**WHAT YOU HAVE TO DO**
Every line of the material is to be quoted verbatim, minus the pictures.

>> START

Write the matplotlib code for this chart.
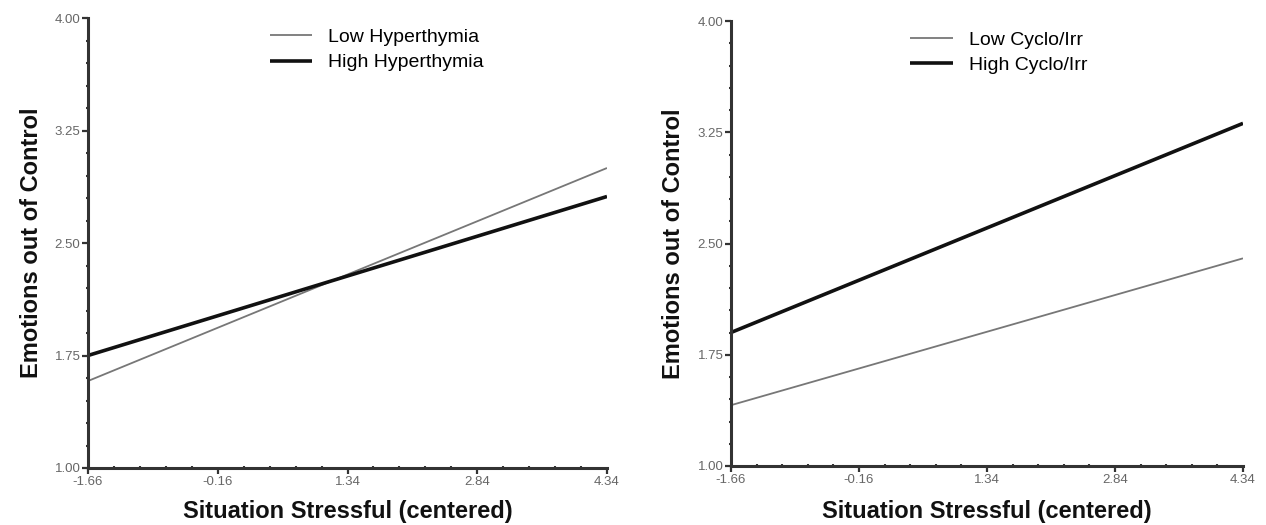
import matplotlib
matplotlib.use('Agg')
from matplotlib import pyplot as plt
from matplotlib.ticker import AutoMinorLocator

plt.rcParams['font.family'] = ['Liberation Sans', 'DejaVu Sans']

# x range of the simple slopes (centered stress)
x_ends = [-1.66, 4.34]
x_ticks = [-1.66, -0.16, 1.34, 2.84, 4.34]
y_ticks = [1.00, 1.75, 2.50, 3.25, 4.00]

# predicted values at the two ends
low_hyper = [1.58, 3.00]
high_hyper = [1.75, 2.81]
low_cyclo = [1.41, 2.40]
high_cyclo = [1.90, 3.31]

panels = [
    (['Low Hyperthymia', 'High Hyperthymia'], low_hyper, high_hyper),
    (['Low Cyclo/Irr', 'High Cyclo/Irr'], low_cyclo, high_cyclo),
]

W, H = 1266, 525
fig = plt.figure(figsize=(W / 100, H / 100), dpi=100)

# axes boxes in pixels: left, top, right, bottom, y-label right edge
boxes = [(88, 18, 607, 468, 43), (731, 21, 1243, 466, 685)]

for (labels, low, high), (l, t, r, b, ylab) in zip(panels, boxes):
    ax = fig.add_axes([l / W, 1 - b / H, (r - l) / W, (b - t) / H])
    ax.plot(x_ends, low, color='#777777', lw=1.3, label=labels[0], solid_capstyle='butt')
    ax.plot(x_ends, high, color='#111111', lw=2.6, label=labels[1], solid_capstyle='butt')

    ax.set_xlim(x_ends[0], x_ends[1])
    ax.set_ylim(1.0, 4.0)
    ax.set_xticks(x_ticks)
    ax.set_xticklabels(['%.2f' % v for v in x_ticks])
    ax.set_yticks(y_ticks)
    ax.set_yticklabels(['%.2f' % v for v in y_ticks])
    ax.xaxis.set_minor_locator(AutoMinorLocator(5))
    ax.yaxis.set_minor_locator(AutoMinorLocator(5))

    for side in ['top', 'right']:
        ax.spines[side].set_visible(False)
    for side in ['left', 'bottom']:
        ax.spines[side].set_linewidth(2.2)
        ax.spines[side].set_color('#333333')

    ax.tick_params(which='major', direction='out', length=4.5, width=1.6,
                   color='#333333', labelsize=9.5, labelcolor='#666666', pad=1)
    ax.tick_params(which='minor', direction='inout', length=3.5, width=1.5, color='#333333')

    ax.set_xlabel('Situation Stressful (centered)', fontsize=17, fontweight='bold', color='#111111')
    ax.set_ylabel('Emotions out of Control', fontsize=17, fontweight='bold', color='#111111')
    ax.xaxis.set_label_coords(0.5, -(500 - b) / (b - t))
    ax.xaxis.label.set_va('top')
    ax.yaxis.set_label_coords((ylab - l) / (r - l), 0.5)

    ax.legend(loc='upper left', bbox_to_anchor=(0.35, 0.977), frameon=False,
              fontsize=14, handlelength=2.2, handletextpad=0.8, labelspacing=0.4,
              borderpad=0, borderaxespad=0)

fig.savefig('out.png', dpi=100)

>> END

**THE ANSWER**
Write the matplotlib code for this chart.
import matplotlib
matplotlib.use('Agg')
from matplotlib import pyplot as plt
from matplotlib.ticker import AutoMinorLocator

plt.rcParams['font.family'] = ['Liberation Sans', 'DejaVu Sans']

# x range of the simple slopes (centered stress)
x_ends = [-1.66, 4.34]
x_ticks = [-1.66, -0.16, 1.34, 2.84, 4.34]
y_ticks = [1.00, 1.75, 2.50, 3.25, 4.00]

# predicted values at the two ends
low_hyper = [1.58, 3.00]
high_hyper = [1.75, 2.81]
low_cyclo = [1.41, 2.40]
high_cyclo = [1.90, 3.31]

panels = [
    (['Low Hyperthymia', 'High Hyperthymia'], low_hyper, high_hyper),
    (['Low Cyclo/Irr', 'High Cyclo/Irr'], low_cyclo, high_cyclo),
]

W, H = 1266, 525
fig = plt.figure(figsize=(W / 100, H / 100), dpi=100)

# axes boxes in pixels: left, top, right, bottom, y-label right edge
boxes = [(88, 18, 607, 468, 43), (731, 21, 1243, 466, 685)]

for (labels, low, high), (l, t, r, b, ylab) in zip(panels, boxes):
    ax = fig.add_axes([l / W, 1 - b / H, (r - l) / W, (b - t) / H])
    ax.plot(x_ends, low, color='#777777', lw=1.3, label=labels[0], solid_capstyle='butt')
    ax.plot(x_ends, high, color='#111111', lw=2.6, label=labels[1], solid_capstyle='butt')

    ax.set_xlim(x_ends[0], x_ends[1])
    ax.set_ylim(1.0, 4.0)
    ax.set_xticks(x_ticks)
    ax.set_xticklabels(['%.2f' % v for v in x_ticks])
    ax.set_yticks(y_ticks)
    ax.set_yticklabels(['%.2f' % v for v in y_ticks])
    ax.xaxis.set_minor_locator(AutoMinorLocator(5))
    ax.yaxis.set_minor_locator(AutoMinorLocator(5))

    for side in ['top', 'right']:
        ax.spines[side].set_visible(False)
    for side in ['left', 'bottom']:
        ax.spines[side].set_linewidth(2.2)
        ax.spines[side].set_color('#333333')

    ax.tick_params(which='major', direction='out', length=4.5, width=1.6,
                   color='#333333', labelsize=9.5, labelcolor='#666666', pad=1)
    ax.tick_params(which='minor', direction='inout', length=3.5, width=1.5, color='#333333')

    ax.set_xlabel('Situation Stressful (centered)', fontsize=17, fontweight='bold', color='#111111')
    ax.set_ylabel('Emotions out of Control', fontsize=17, fontweight='bold', color='#111111')
    ax.xaxis.set_label_coords(0.5, -(500 - b) / (b - t))
    ax.xaxis.label.set_va('top')
    ax.yaxis.set_label_coords((ylab - l) / (r - l), 0.5)

    ax.legend(loc='upper left', bbox_to_anchor=(0.35, 0.977), frameon=False,
              fontsize=14, handlelength=2.2, handletextpad=0.8, labelspacing=0.4,
              borderpad=0, borderaxespad=0)

fig.savefig('out.png', dpi=100)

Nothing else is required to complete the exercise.